## WHAT YOU HAVE TO DO
Lines containing the string "that" are to be collected in full.

## DATA PROVIDED
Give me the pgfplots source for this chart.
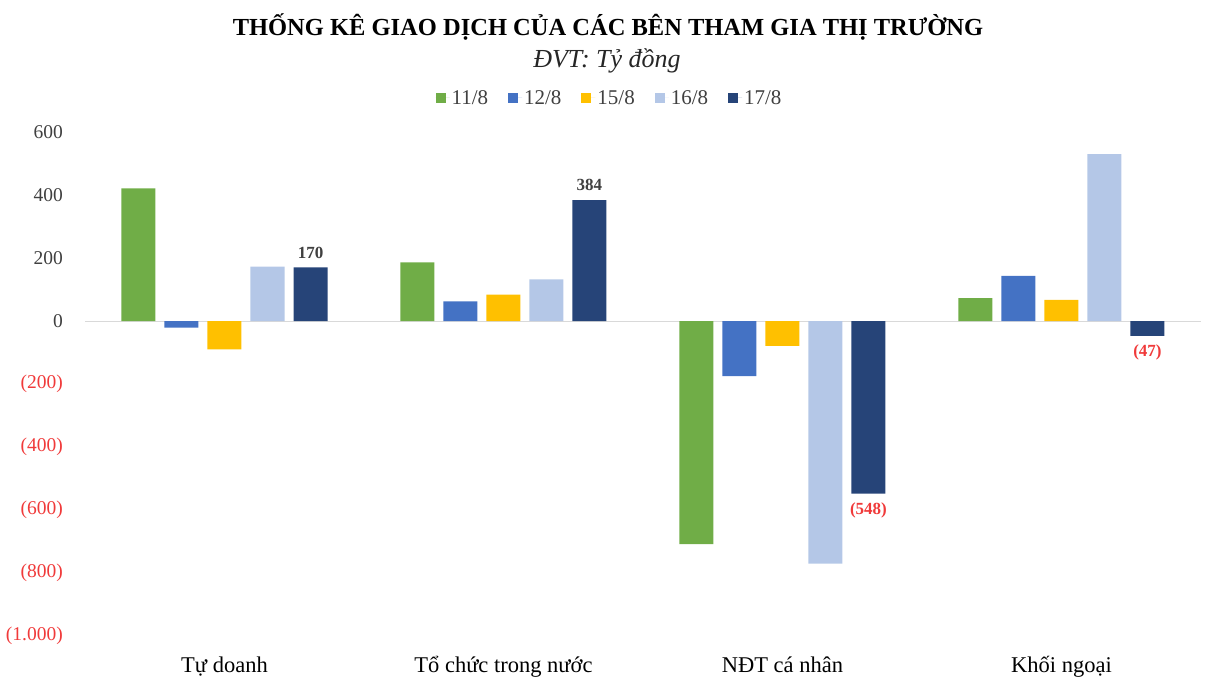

* * *

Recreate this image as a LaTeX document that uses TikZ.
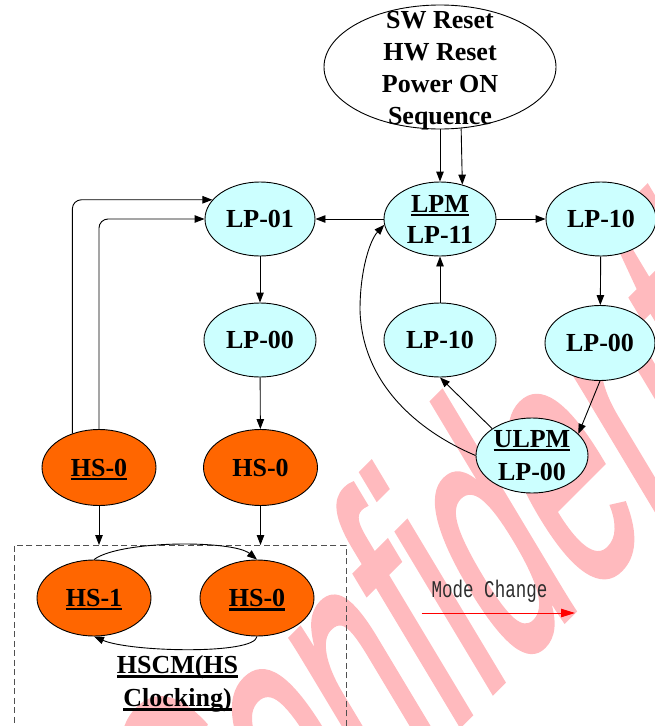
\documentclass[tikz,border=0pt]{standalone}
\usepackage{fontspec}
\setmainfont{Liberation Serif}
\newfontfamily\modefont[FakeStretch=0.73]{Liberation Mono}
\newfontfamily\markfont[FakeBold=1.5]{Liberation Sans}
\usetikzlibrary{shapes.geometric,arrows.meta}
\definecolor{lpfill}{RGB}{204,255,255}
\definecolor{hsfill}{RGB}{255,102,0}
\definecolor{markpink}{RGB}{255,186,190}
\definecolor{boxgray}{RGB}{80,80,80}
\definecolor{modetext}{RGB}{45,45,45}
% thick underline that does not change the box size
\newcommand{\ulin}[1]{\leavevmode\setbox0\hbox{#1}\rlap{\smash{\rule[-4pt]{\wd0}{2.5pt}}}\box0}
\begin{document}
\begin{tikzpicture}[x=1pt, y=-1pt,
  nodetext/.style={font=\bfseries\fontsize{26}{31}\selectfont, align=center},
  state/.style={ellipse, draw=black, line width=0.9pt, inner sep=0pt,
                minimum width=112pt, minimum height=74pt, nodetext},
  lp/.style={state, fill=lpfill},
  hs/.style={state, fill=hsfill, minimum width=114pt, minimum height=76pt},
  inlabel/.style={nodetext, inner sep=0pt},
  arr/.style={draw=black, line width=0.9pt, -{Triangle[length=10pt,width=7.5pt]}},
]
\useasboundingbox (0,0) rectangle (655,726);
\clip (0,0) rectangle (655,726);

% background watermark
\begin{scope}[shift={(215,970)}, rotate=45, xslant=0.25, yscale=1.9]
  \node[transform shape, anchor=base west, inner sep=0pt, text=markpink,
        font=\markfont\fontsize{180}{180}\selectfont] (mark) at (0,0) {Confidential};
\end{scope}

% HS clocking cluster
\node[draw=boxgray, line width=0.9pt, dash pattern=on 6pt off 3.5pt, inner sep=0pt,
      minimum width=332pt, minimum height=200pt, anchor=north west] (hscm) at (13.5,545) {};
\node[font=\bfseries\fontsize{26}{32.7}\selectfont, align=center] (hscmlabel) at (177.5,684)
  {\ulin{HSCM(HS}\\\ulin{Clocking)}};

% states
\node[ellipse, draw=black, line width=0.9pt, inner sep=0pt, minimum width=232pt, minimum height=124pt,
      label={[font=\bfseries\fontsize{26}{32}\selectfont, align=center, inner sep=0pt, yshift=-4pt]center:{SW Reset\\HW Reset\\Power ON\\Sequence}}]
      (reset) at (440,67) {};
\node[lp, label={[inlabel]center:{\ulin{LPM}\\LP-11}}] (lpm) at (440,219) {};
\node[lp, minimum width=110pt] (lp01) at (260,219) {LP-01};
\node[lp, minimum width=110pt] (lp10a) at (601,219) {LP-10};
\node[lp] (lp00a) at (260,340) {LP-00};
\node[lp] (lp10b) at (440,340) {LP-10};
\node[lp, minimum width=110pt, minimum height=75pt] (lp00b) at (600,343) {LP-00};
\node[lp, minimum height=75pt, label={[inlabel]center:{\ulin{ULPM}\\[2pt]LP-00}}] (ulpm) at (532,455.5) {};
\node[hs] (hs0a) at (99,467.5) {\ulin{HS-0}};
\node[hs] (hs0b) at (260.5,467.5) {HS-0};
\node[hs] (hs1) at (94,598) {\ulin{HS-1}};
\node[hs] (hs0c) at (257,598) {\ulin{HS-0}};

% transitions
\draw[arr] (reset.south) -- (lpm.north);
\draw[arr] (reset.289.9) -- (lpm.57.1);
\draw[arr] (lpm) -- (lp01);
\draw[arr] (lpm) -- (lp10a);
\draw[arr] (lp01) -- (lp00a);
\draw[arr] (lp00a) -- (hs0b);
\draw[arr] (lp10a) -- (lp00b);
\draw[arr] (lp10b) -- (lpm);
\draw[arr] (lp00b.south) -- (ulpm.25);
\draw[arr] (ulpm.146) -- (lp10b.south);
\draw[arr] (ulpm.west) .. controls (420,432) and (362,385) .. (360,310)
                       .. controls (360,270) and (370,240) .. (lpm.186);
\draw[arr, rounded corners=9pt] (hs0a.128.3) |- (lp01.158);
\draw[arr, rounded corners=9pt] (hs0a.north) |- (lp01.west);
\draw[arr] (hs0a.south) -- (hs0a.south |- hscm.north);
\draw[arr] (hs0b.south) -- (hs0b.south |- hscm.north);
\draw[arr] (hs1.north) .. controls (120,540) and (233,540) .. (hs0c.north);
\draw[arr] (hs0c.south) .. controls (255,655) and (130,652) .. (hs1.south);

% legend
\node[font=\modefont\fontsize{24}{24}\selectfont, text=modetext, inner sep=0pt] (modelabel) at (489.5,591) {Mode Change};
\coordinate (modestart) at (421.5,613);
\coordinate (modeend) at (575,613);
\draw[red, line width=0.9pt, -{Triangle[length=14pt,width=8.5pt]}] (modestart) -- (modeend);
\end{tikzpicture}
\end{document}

## SOLUTION TO THIS TASK
Recreate this image as a LaTeX document that uses TikZ.
% thick underline that does not change the box size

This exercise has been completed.